More specifically, the CEOs spent their time in the following manner: 

  • 61 percent of the CEOs’ time at work was dedicated to face-to-face meetings.
  • 15 percent was dedicated to phone or reading activities and replying to written correspondence.
  • 24 percent was spent on electronic communications.

The majority of CEO time is spent on face-to-face interactions, which the study’s authors note, “is the best way for CEOs to exercise influence, learn what’s really going on, and delegate to move forward the multiple agendas that must be advanced.”

5. Don’t be an island
As leaders take on more responsibilities, many feel pressured to “act like a boss,” losing touch with their ability to be empathetic and connect with their fellow employees, notes Rod Brace, an executive coach and former chief learning officer for a major health system. “An emotionally intelligent CEO will resist the temptation of falling victim to these pressures,” Brace says. Instead, the CEO will strive to connect with team members at all levels of the organization.  

“Effective CEOs act as if they have no authority and seek to build relationships before they tackle the challenges of operations,” he says. Brace also advises leaders to speak directly with their employees as opposed to hiding behind hierarchical processes.  

6. Listen actively
It’s not enough for leaders to listen to employees who drop by their office—they must seek out opportunities to connect with employees, says Dan Goldstein, president and owner of Page1Solutions, a digital marketing firm. 

“All leaders should take the time to actively listen to their staff,” Goldstein says. That includes spending time with employees in team-building events and informal gatherings. Goldstein recommends identifying staff who seem to have their ears to the ground and gather information from them. “Most important, as a leader, you must look for opportunities to improve both business processes and morale,” Goldstein says, “even when the staff doesn’t realize there are opportunities for improvement.”

7. Talk with people—not at them
At staffing agency Worldwide101, the onboarding process includes a session on how to speak up. “We encourage our team to over-communicate and we make a big deal of staying in touch through various means to build trust,” says CEO Sandra Lewis. “This is especially important as a fully remote company where we don’t see each other at the office to gauge the mood of the day.”

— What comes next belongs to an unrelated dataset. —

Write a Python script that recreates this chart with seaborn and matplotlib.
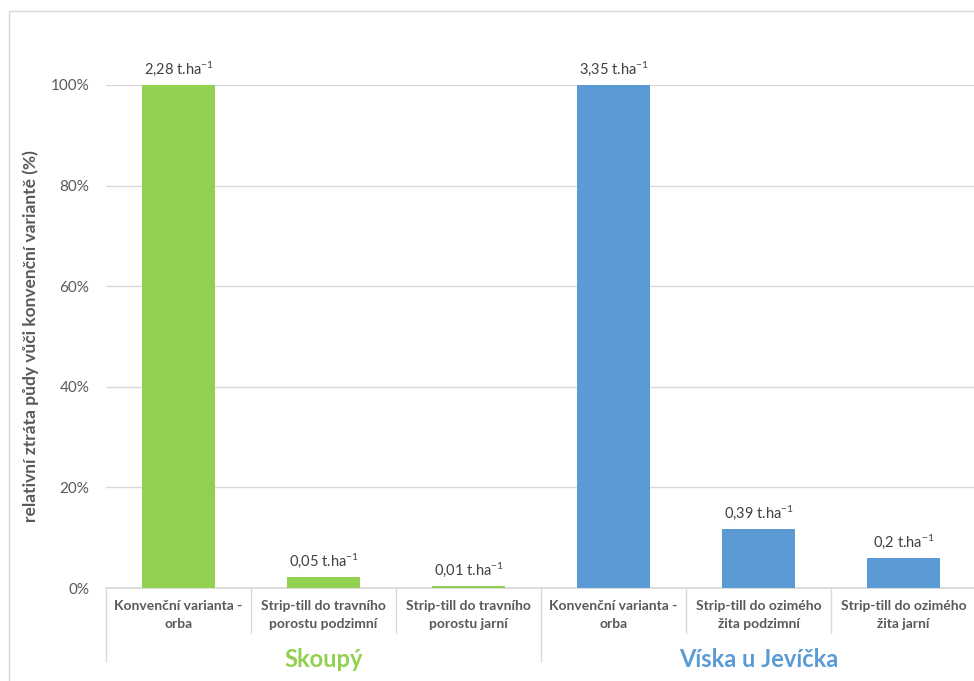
import pandas as pd
import seaborn as sns
import matplotlib.pyplot as plt
from matplotlib.patches import Rectangle
from matplotlib.ticker import PercentFormatter

sns.set_theme(style="white")
plt.rcParams['font.family'] = ['Lato', 'DejaVu Sans']
plt.rcParams['mathtext.default'] = 'regular'

# data
lokality = ["Skoupý", "Skoupý", "Skoupý", "Víska u Jevíčka", "Víska u Jevíčka", "Víska u Jevíčka"]
varianty = [
    "Konvenční varianta -\norba",
    "Strip-till do travního\nporostu podzimní",
    "Strip-till do travního\nporostu jarní",
    "Konvenční varianta -\norba",
    "Strip-till do ozimého\nžita podzimní",
    "Strip-till do ozimého\nžita jarní",
]
ztrata_t_ha = [2.28, 0.05, 0.01, 3.35, 0.39, 0.2]
popisky = ["2,28", "0,05", "0,01", "3,35", "0,39", "0,2"]

# relative loss vs. conventional variant of the same site
konvencni = {"Skoupý": 2.28, "Víska u Jevíčka": 3.35}
relativni = [v / konvencni[l] for v, l in zip(ztrata_t_ha, lokality)]

df = pd.DataFrame({
    "pozice": [f"{i}" for i in range(len(varianty))],
    "lokalita": lokality,
    "relativni": relativni,
})

barvy = {"Skoupý": "#92D050", "Víska u Jevíčka": "#5B9BD5"}
seda = "#595959"
mrizka = "#D9D9D9"

fig = plt.figure(figsize=(9.74, 6.81), dpi=100)
ax = fig.add_axes([106 / 974, 93 / 681, 870 / 974, 503 / 681])

sns.barplot(data=df, x="pozice", y="relativni", hue="lokalita", palette=barvy,
            dodge=False, width=0.51, legend=False, ax=ax, saturation=1, linewidth=0)
for b in ax.patches:
    b.set_zorder(4)

ax.set_ylim(0, 1)
ax.set_xlim(-0.5, 5.5)
ax.yaxis.set_major_formatter(PercentFormatter(1.0, decimals=0))
ax.set_yticks([0, 0.2, 0.4, 0.6, 0.8, 1.0])
ax.grid(axis="y", color=mrizka, lw=1)
ax.set_axisbelow(True)
for s in ["left", "right", "top"]:
    ax.spines[s].set_visible(False)
ax.spines["bottom"].set_color(mrizka)
ax.spines["bottom"].set_zorder(1)

ax.tick_params(axis="y", length=0, pad=12, labelsize=11, labelcolor=seda)
ax.set_xticks(range(len(varianty)))
ax.set_xticklabels(varianty, fontsize=10, fontweight="bold", color=seda, linespacing=1.5)
ax.tick_params(axis="x", length=0, pad=9)
ax.set_xlabel("")
ax.set_ylabel("relativní ztráta půdy vůči konvenční variantě (%)", fontsize=12.5,
              fontweight="bold", color=seda, labelpad=8)

# value labels
for i, (r, p) in enumerate(zip(relativni, popisky)):
    ax.annotate(p + " t.ha$^{-1}$", (i, r), xytext=(0, 5), textcoords="offset points",
                ha="center", va="bottom", fontsize=10.5, color="#404040")

# category separators
tr = ax.get_xaxis_transform()
for x in [0.5, 1.5, 3.5, 4.5]:
    ax.plot([x, x], [0, -0.09], transform=tr, color=mrizka, lw=1, clip_on=False)
for x in [-0.5, 2.5, 5.5]:
    ax.plot([x, x], [0, -0.147], transform=tr, color=mrizka, lw=1, clip_on=False)

# group labels
for x, lok in [(1, "Skoupý"), (4, "Víska u Jevíčka")]:
    ax.text(x, -0.143, lok, transform=tr, ha="center", va="center", fontsize=17,
            fontweight="bold", color=barvy[lok])

fig.patches.append(Rectangle((9 / 974, -0.02), 1.1, 0.9838 + 0.02, transform=fig.transFigure,
                             fill=False, edgecolor=mrizka, lw=1))

fig.savefig("out.png", dpi=100)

Managers, in particular, receive training on how to listen. “If there is one tip I would give about employee engagement and motivation,” Lewis says, “it would be to train and inspire your managers to always be curious, which translates into keen listening skills.” At team meetings, managers often ask open-ended questions such as, “What can I do to help?” in an effort to empower team members to engage in conversations that are solution driven. In result, “employees feel heard, engaged, and understood, and retention is high,” Lewis says. 

8. Share your vision 
It’s essential for CEOs to lead with transparency and honesty, according to Antonio Wedral, CEO of NOVOS, a digital marketing agency. Making your employees “feel that they’re a part of something more than a job is essential,” Wedral says. To do so, Wedral says he shares  with his staff “the story of the business,” including its five-year plan, why the business exists, and what the employees’ roles are in the story. And on a daily basis, he shares good and bad moments with staff.

And while employee perks are appreciated, they mean even more when they’re personal. “For example, we know someone travels on a very long and expensive train to work, so we offer to pay 30 to 50 percent of their monthly travel costs,” Wedral says. While personalized perks can be difficult to scale, the point is to make employees feel that their needs are understood.  

Engaged leaders aren’t made overnight
The key takeaway is that there isn’t a fast and easy way to become an engaged leader. “There’s no magic pill,” Schwantes says. “This isn’t a one-off program, it’s a shift in mindset. And it can take months or longer before getting it right.” With that in mind, leaders who approach these changes as a collaborative—rather than solo—effort are already off to a good start.